Report the count of lines where the string "matplotlib" appears, and nothing else.

**Data lines**:

--*--

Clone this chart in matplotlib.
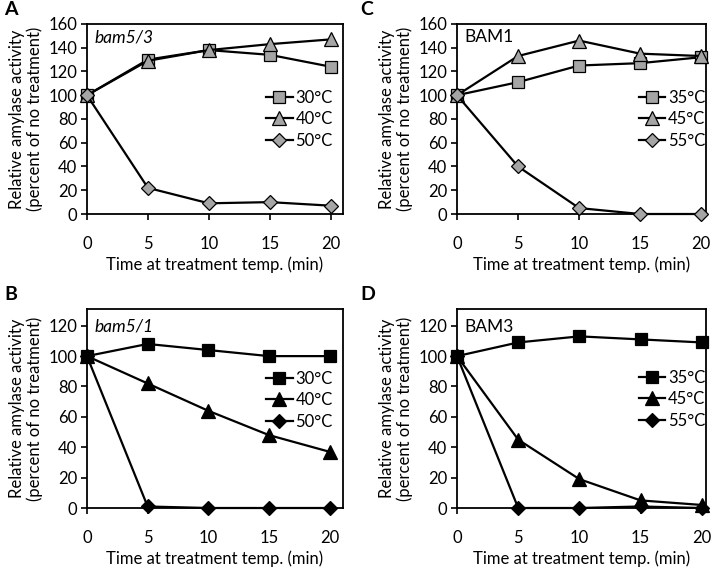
import matplotlib.pyplot as plt

plt.rcParams['font.family'] = ['Lato', 'DejaVu Sans']

# data
times = [0, 5, 10, 15, 20]

# A - bam5/3
a_labels = ["30°C", "40°C", "50°C"]
a_30 = [100, 130, 138, 134, 124]
a_40 = [100, 129, 138, 143, 147]
a_50 = [100, 22, 9, 10, 7]

# B - bam5/1
b_labels = ["30°C", "40°C", "50°C"]
b_30 = [100, 108, 104, 100, 100]
b_40 = [100, 82, 64, 48, 37]
b_50 = [100, 1, 0, 0, 0]

# C - BAM1
c_labels = ["35°C", "45°C", "55°C"]
c_35 = [100, 111, 125, 127, 132]
c_45 = [100, 133, 146, 135, 133]
c_55 = [100, 40, 5, 0, 0]

# D - BAM3
d_labels = ["35°C", "45°C", "55°C"]
d_35 = [100, 109, 113, 111, 109]
d_45 = [100, 45, 19, 5, 2]
d_55 = [100, 0, 0, 1, 0]

fig = plt.figure(figsize=(7.17, 5.69), dpi=100)

FS = 12


def panel(rect, series, labels, fill, xmax, ymax, yticks, title, italic, leg_xy, letter):
    ax = fig.add_axes(rect)
    markers = ["s", "^", "D"]
    sizes = [9, 10, 7]
    for vals, lab, m, s in zip(series, labels, markers, sizes):
        ax.plot(times, vals, color="black", lw=1.6, marker=m, markersize=s,
                markerfacecolor=fill, markeredgecolor="black", markeredgewidth=0.9,
                label=lab, clip_on=False, zorder=3)
    ax.set_xlim(0, xmax)
    ax.set_ylim(0, ymax)
    ax.set_xticks(times)
    ax.set_yticks(yticks)
    ax.tick_params(axis="x", direction="out", length=4, width=1.2, pad=12, labelsize=FS)
    ax.tick_params(axis="y", direction="out", length=4, width=1.2, pad=3, labelsize=FS)
    for sp in ax.spines.values():
        sp.set_linewidth(1.3)
    ax.set_xlabel("Time at treatment temp. (min)", fontsize=FS, labelpad=3)
    ax.set_ylabel("Relative amylase activity\n(percent of no treatment)",
                  fontsize=FS, labelpad=4, linespacing=1.1)
    ax.text(0.028, title[1], title[0], transform=ax.transAxes, fontsize=FS + 0.5,
            style="italic" if italic else "normal", va="center", ha="left")
    ax.legend(loc="upper left", bbox_to_anchor=leg_xy, frameon=False, fontsize=FS,
              handlelength=1.6, handletextpad=0.15, labelspacing=0.33,
              borderpad=0, borderaxespad=0, numpoints=1)
    fig.text(letter[0], letter[1], letter[2], fontsize=14, fontweight="bold",
             va="top", ha="left")
    return ax


grey = "#a5a5a5"
panel([0.1213, 0.6239, 0.357, 0.334], [a_30, a_40, a_50], a_labels, grey,
      21.0, 160, range(0, 161, 20), ("bam5/3", 0.93), True, (0.70, 0.655),
      (0.006, 0.998, "A"))
panel([0.6374, 0.6239, 0.3473, 0.334], [c_35, c_45, c_55], c_labels, grey,
      20.4, 160, range(0, 161, 20), ("BAM1", 0.93), False, (0.73, 0.655),
      (0.503, 0.998, "C"))
panel([0.1213, 0.1072, 0.357, 0.3497], [b_30, b_40, b_50], b_labels, "black",
      21.1, 131, range(0, 121, 20), ("bam5/1", 0.91), True, (0.70, 0.69),
      (0.006, 0.497, "B"))
panel([0.6374, 0.1072, 0.3473, 0.3497], [d_35, d_45, d_55], d_labels, "black",
      20.35, 131, range(0, 121, 20), ("BAM3", 0.91), False, (0.73, 0.695),
      (0.503, 0.497, "D"))

plt.savefig("out.png", dpi=100)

--*--

**Completed task**:
2